Prezes ADAC – niemieckiego automobilklubu zrzeszającego ponad 17 milionów członków, powiedział w wywiadzie udzielonym gazecie "Neuen Osnabrücker Zeitung", że jego zdaniem niemieckie myto na autostradach dla samochodów osobowych to dopiero początek. Za kilka lat wszystkie kraje Europy będą pobierać opłaty za przejazd autostradami.
Markl uważa, że większość Niemców popiera plany rządu by zmusić obcokrajowców korzystających z niemieckich autostrad do płacenia za nie. - Przebudzenie może nastąpić już wkrótce kiedy za to samo przyjdzie im płacić w całej Europie - uważa August Markl.

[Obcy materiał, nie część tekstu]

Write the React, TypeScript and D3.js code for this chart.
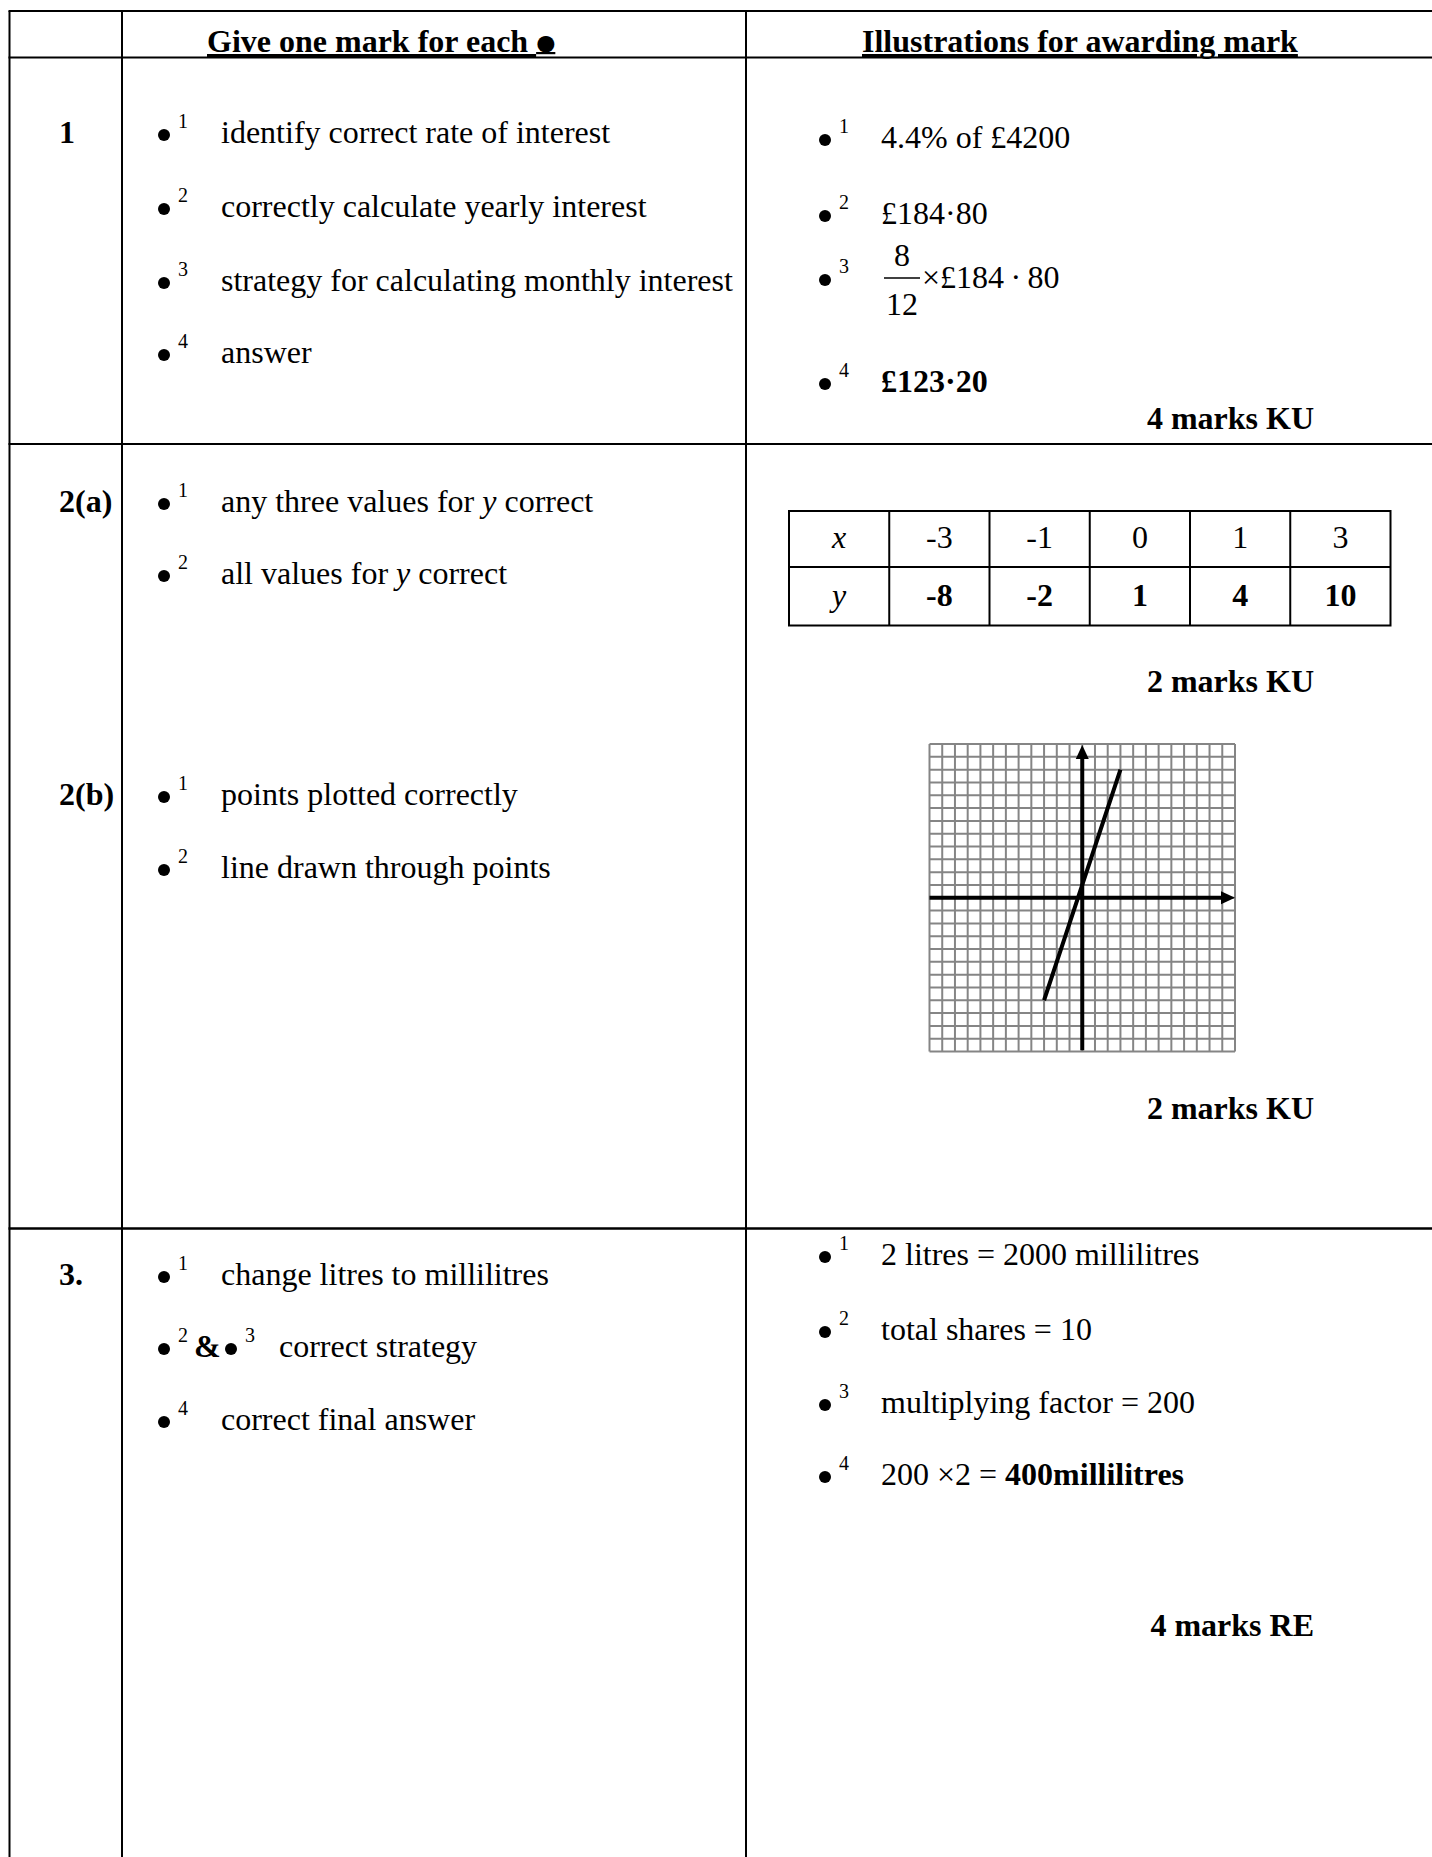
import React from "react";
import * as d3 from "d3";

// ---- data ----
type Seg = { t: string; b?: boolean; i?: boolean };

const headers = ["Give one mark for each ", "Illustrations for awarding mark"];
const rowLabels = ["1", "2(a)", "2(b)", "3."];

const q1Criteria: Seg[][] = [
  [{ t: "identify correct rate of interest" }],
  [{ t: "correctly calculate yearly interest" }],
  [{ t: "strategy for calculating monthly interest" }],
  [{ t: "answer" }],
];
const q1Illus: Seg[][] = [
  [{ t: "4.4% of £4200" }],
  [{ t: "£184·80" }],
  [], // fraction, drawn separately
  [{ t: "£123·20", b: true }],
];
const q1Fraction = { num: "8", den: "12", rest: "×£184\u2009·\u200980" };

const q2aCriteria: Seg[][] = [
  [{ t: "any three values for " }, { t: "y", i: true }, { t: " correct" }],
  [{ t: "all values for " }, { t: "y", i: true }, { t: " correct" }],
];
const q2bCriteria: Seg[][] = [
  [{ t: "points plotted correctly" }],
  [{ t: "line drawn through points" }],
];

const tableX = [-3, -1, 0, 1, 3];
const tableY = [-8, -2, 1, 4, 10];

const q3Criteria: Seg[][] = [
  [{ t: "change litres to millilitres" }],
  [], // "•2 & •3 correct strategy", drawn separately
  [{ t: "correct final answer" }],
];
const q3Illus: Seg[][] = [
  [{ t: "2 litres = 2000 millilitres" }],
  [{ t: "total shares = 10" }],
  [{ t: "multiplying factor = 200" }],
  [{ t: "200 ×2 = " }, { t: "400millilitres", b: true }],
];

const marks = ["4 marks KU", "2 marks KU", "2 marks KU", "4 marks RE"];

// ---- layout ----
const W = 1432;
const H = 1857;
const FONT = "'Liberation Serif', 'Times New Roman', serif";
const FS = 32;
const colX = [9.5, 122, 746];
const rowLines = [11, 57.5, 444, 1228.5];
const labelX = 59;
const left = { bullet: 164, sup: 178, text: 221 };
const right = { bullet: 825, sup: 839, text: 881 };

const q1LeftBase = [143, 217, 291, 363];
const q1RightBase = [148, 224, 288, 392];
const q2aBase = [512, 584];
const q2bBase = [805, 878];
const q3LeftBase = [1285, 1357, 1430];
const q3RightBase = [1265, 1340, 1413, 1485];
const marksBase = [429, 692, 1119, 1636];
const marksRight = 1314;

function Rich({ x, y, segs, anchor }: { x: number; y: number; segs: Seg[]; anchor?: string }) {
  return (
    <text x={x} y={y} fontSize={FS} textAnchor={anchor} style={{ whiteSpace: "pre" }}>
      {segs.map((s, k) => (
        <tspan key={k} fontWeight={s.b ? "bold" : undefined} fontStyle={s.i ? "italic" : undefined}>
          {s.t}
        </tspan>
      ))}
    </text>
  );
}

function Bullet({ cx, supX, y, n }: { cx: number; supX: number; y: number; n: number }) {
  return (
    <g>
      <circle cx={cx} cy={y - 8} r={6} fill="#000" />
      <text x={supX} y={y - 15} fontSize={20}>
        {n}
      </text>
    </g>
  );
}

function Item({ pos, y, n, segs }: { pos: typeof left; y: number; n: number; segs: Seg[] }) {
  return (
    <g>
      <Bullet cx={pos.bullet} supX={pos.sup} y={y} n={n} />
      <Rich x={pos.text} y={y} segs={segs} />
    </g>
  );
}

function ValueTable() {
  const x0 = 789;
  const cellW = 100.25;
  const rowTop = [511, 567];
  const rowH = 57.5;
  const cols = d3.range(tableX.length + 1);
  const rows: { head: string; vals: number[]; bold: boolean; base: number }[] = [
    { head: "x", vals: tableX, bold: false, base: 548 },
    { head: "y", vals: tableY, bold: true, base: 606 },
  ];
  return (
    <g>
      <rect x={x0} y={rowTop[0]} width={cellW * cols.length} height={rowH * 2 - 0.5} fill="none" stroke="#000" strokeWidth={2} />
      <line x1={x0} x2={x0 + cellW * cols.length} y1={rowTop[1]} y2={rowTop[1]} stroke="#000" strokeWidth={2} />
      {cols.slice(1).map((c) => (
        <line key={c} x1={x0 + c * cellW} x2={x0 + c * cellW} y1={rowTop[0]} y2={rowTop[0] + rowH * 2 - 0.5} stroke="#000" strokeWidth={2} />
      ))}
      {rows.map((r) => (
        <g key={r.head}>
          <text x={x0 + cellW / 2} y={r.base} fontSize={FS} fontStyle="italic" textAnchor="middle">
            {r.head}
          </text>
          {r.vals.map((v, k) => (
            <text key={k} x={x0 + (k + 1.5) * cellW} y={r.base} fontSize={FS} textAnchor="middle" fontWeight={r.bold ? "bold" : undefined}>
              {String(v)}
            </text>
          ))}
        </g>
      ))}
    </g>
  );
}

function Graph() {
  const xs = d3.scaleLinear().domain([-12, 12]).range([929.5, 1235]);
  const ys = d3.scaleLinear().domain([-12, 12]).range([1051.5, 744]);
  const ticks = d3.range(-12, 13);
  const line = d3.line<[number, number]>()
    .x((d) => xs(d[0]))
    .y((d) => ys(d[1]));
  const pts: [number, number][] = tableX.map((x, k) => [x, tableY[k]]);
  return (
    <g>
      {ticks.map((t) => (
        <line key={"v" + t} x1={xs(t)} x2={xs(t)} y1={ys(-12)} y2={ys(12)} stroke="#858585" strokeWidth={2} />
      ))}
      {ticks.map((t) => (
        <line key={"h" + t} x1={xs(-12)} x2={xs(12)} y1={ys(t)} y2={ys(t)} stroke="#858585" strokeWidth={2} />
      ))}
      {/* axes */}
      <line x1={xs(0)} x2={xs(0)} y1={ys(-11.9)} y2={ys(11.3)} stroke="#000" strokeWidth={4} />
      <line x1={xs(-12)} x2={xs(11.3)} y1={ys(0)} y2={ys(0)} stroke="#000" strokeWidth={4} />
      <path d={`M${xs(0)},${ys(12) + 1} l-6.5,14 l13,0 z`} fill="#000" />
      <path d={`M${xs(12)},${ys(0)} l-14,-6.5 l0,13 z`} fill="#000" />
      <path d={line(pts) || ""} fill="none" stroke="#000" strokeWidth={4} />
    </g>
  );
}

export default function App() {
  return (
    <svg
      width={W}
      height={H}
      style={{ position: "absolute", left: 0, top: 0, display: "block" }}
      fontFamily={FONT}
    >
      <rect width={W} height={H} fill="#fff" />

      {/* table rules */}
      {rowLines.map((y, k) => (
        <line key={"r" + k} x1={colX[0] - 1} x2={W} y1={y} y2={y} stroke="#000" strokeWidth={k === 3 ? 2.6 : 2.2} />
      ))}
      {colX.map((x, k) => (
        <line key={"c" + k} x1={x} x2={x} y1={rowLines[0]} y2={H} stroke="#000" strokeWidth={2} />
      ))}

      {/* headers */}
      <text x={207} y={52} fontSize={FS} fontWeight="bold" style={{ whiteSpace: "pre", textDecoration: "underline" }}>
        {headers[0]}
        <tspan fontFamily="'DejaVu Sans'" fontSize={22} dy={-2}>●</tspan>
      </text>
      <text x={862} y={52} fontSize={FS} fontWeight="bold" style={{ textDecoration: "underline" }}>
        {headers[1]}
      </text>

      {/* row labels */}
      {[q1LeftBase[0], q2aBase[0], q2bBase[0], q3LeftBase[0]].map((y, k) => (
        <text key={"l" + k} x={labelX} y={y} fontSize={FS} fontWeight="bold">
          {rowLabels[k]}
        </text>
      ))}

      {/* question 1 */}
      {q1Criteria.map((s, k) => (
        <Item key={"q1l" + k} pos={left} y={q1LeftBase[k]} n={k + 1} segs={s} />
      ))}
      {q1Illus.map((s, k) => (
        <Item key={"q1r" + k} pos={right} y={q1RightBase[k]} n={k + 1} segs={s} />
      ))}
      <text x={902} y={266} fontSize={FS} textAnchor="middle">{q1Fraction.num}</text>
      <line x1={884} x2={920} y1={278} y2={278} stroke="#000" strokeWidth={1.5} />
      <text x={902} y={315} fontSize={FS} textAnchor="middle">{q1Fraction.den}</text>
      <text x={922} y={q1RightBase[2]} fontSize={FS} style={{ whiteSpace: "pre" }}>{q1Fraction.rest}</text>

      {/* question 2 */}
      {q2aCriteria.map((s, k) => (
        <Item key={"q2a" + k} pos={left} y={q2aBase[k]} n={k + 1} segs={s} />
      ))}
      {q2bCriteria.map((s, k) => (
        <Item key={"q2b" + k} pos={left} y={q2bBase[k]} n={k + 1} segs={s} />
      ))}
      <ValueTable />
      <Graph />

      {/* question 3 */}
      {q3Criteria.map((s, k) =>
        k === 1 ? (
          <g key={"q3l" + k}>
            <Bullet cx={left.bullet} supX={left.sup} y={q3LeftBase[k]} n={2} />
            <text x={194} y={q3LeftBase[k]} fontSize={FS} fontWeight="bold">&amp;</text>
            <Bullet cx={231} supX={245} y={q3LeftBase[k]} n={3} />
            <Rich x={279} y={q3LeftBase[k]} segs={[{ t: "correct strategy" }]} />
          </g>
        ) : (
          <Item key={"q3l" + k} pos={left} y={q3LeftBase[k]} n={k === 0 ? 1 : 4} segs={s} />
        )
      )}
      {q3Illus.map((s, k) => (
        <Item key={"q3r" + k} pos={right} y={q3RightBase[k]} n={k + 1} segs={s} />
      ))}

      {/* marks */}
      {marks.map((m, k) => (
        <text key={"m" + k} x={marksRight} y={marksBase[k]} fontSize={FS} fontWeight="bold" textAnchor="end">
          {m}
        </text>
      ))}
    </svg>
  );
}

Zdaniem szefa ADAC nieprzejednane stanowisko Berlina w sprawie myta i upór w dążeniu do jego wprowadzenia sprawiło, że Komisja Europejska poniekąd została zmuszona do wprowadzenia takiego rozwiązania na poziomie unijnym.
Pod koniec stycznia rząd federalny zezwolił na wprowadzenie opłat za niemieckie autostrady. Nie wiadomo jeszcze dokładnie, kiedy opłaty zaczną obowiązywać. Na pewno nie nastąpi to przed wyborami do Bundestagu, które zaplanowano na wrzesień tego roku. Do wprowadzenia nowej ustawy potrzebna jest jeszcze zgoda parlamentu.
Według nowej ustawy za autostrady zapłacą wszyscy - Niemcy i obcokrajowcy. Niemieccy kierowcy dostana podatek z powrotem w postaci zwolnienia z podatku za samochody. Z tym, że pojazdy ekologiczne będą mocniej premiowane. Obcokrajowcy będą musieli wykupić specjalne winiety.